Zoe’s hand went up, then Paul shrugged and put his hand up.
“Vegans?”
Only Isabel.
“Anyone lactose-intolerant?”
Delphine nodded.
“Low-fat?”
Max’s hand went up. Cassie said, “What about Charlie?” and Stoney realized he wasn’t present. Max said, “If he isn’t, he should be.”
“Okay, let’s see. How about hot-pepper-intolerant?”
No hands went up.
She said, “Do you care, Elena?”
“No okra.”
Cassie wrote that down, then said, “I don’t like lamb. Hmm.” She showed the list to Delphine. “Simon likes everything?”
Stoney nodded.

As satire goes, it’s pretty good, but with 450 pages, including debate about Iraq at the quality of what I heard in dorm rooms at the time. I’m tempted to quote it—the novel debates, not the dorm room ones—but my capacity for sadism just isn’t that high. Fortunately, when you skip pages, you read quickly and can blast through the Iraq debates, but you’re also reading a book you want to skip large chunks of. Two characters even comment on this:

“That’s Weekend. That’s only one movie. And it’s French. French movies are a special taste. What would you watch?”
She flopped back on the bed. “Nothing. I would read a book. Books move a lot faster.”
“There’s a revolutionary idea.”
“Well, they do. You never have a shot in a book of two people walking down the street in real time, step step step. That drives me crazy […] And you can’t speed it up. You can cut in and out of it, or you can cut to another scene, but otherwise you’re just stuck, because if it moved faster they would be running and that would look weird. If I’m reading a book, it takes a few seconds for my eye to pick up the lines of dialogue that in a movie take much longer to say, and once my eye has picked it up, I can go on to the stuff I’m really interested in, which is what the characters are thinking or whatever. I think books move a lot faster even than a movie everyone thinks is fast, like The Matrix.”

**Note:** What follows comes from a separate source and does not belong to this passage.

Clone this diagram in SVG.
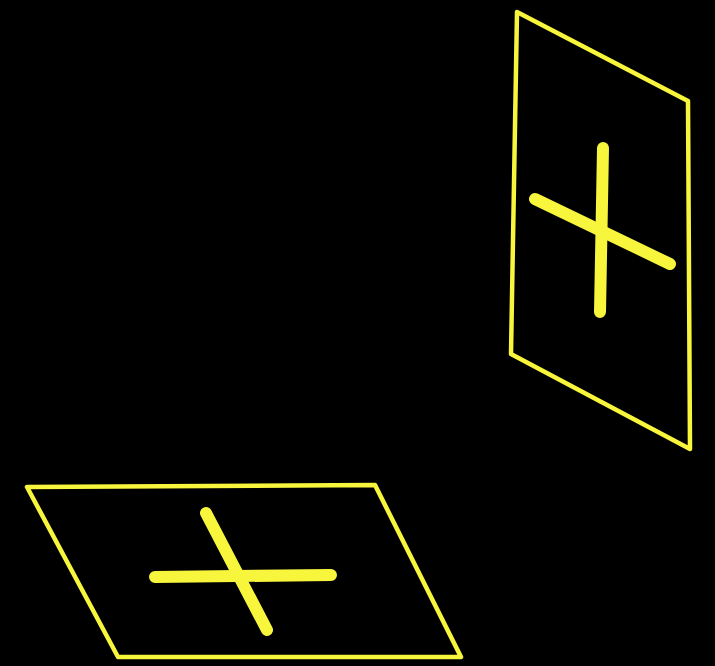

I agree with her analysis and began applying it to Ten Days in the Hills, lightly at first and then with steadily more ruthlessness. This made some characters hard to follow, but fortunately they’re almost all unidimensional, making your own dramatis personae reasonably easy to construct. I will say that Isabel, a 23-year-old who delivered the book philosophy just quoted, and Stoney, her much older lover who is also the agent quoted in the first blockquote, are the strongest characters, and it’s not an accident that I used their quotes as examples. Nonetheless, they can’t sustain a book, even one with its moments of wonderful humor and deep satire, and too much of Ten Days in the Hills is random commentary instead of what Isabel calls “stuff I’m really interested in.”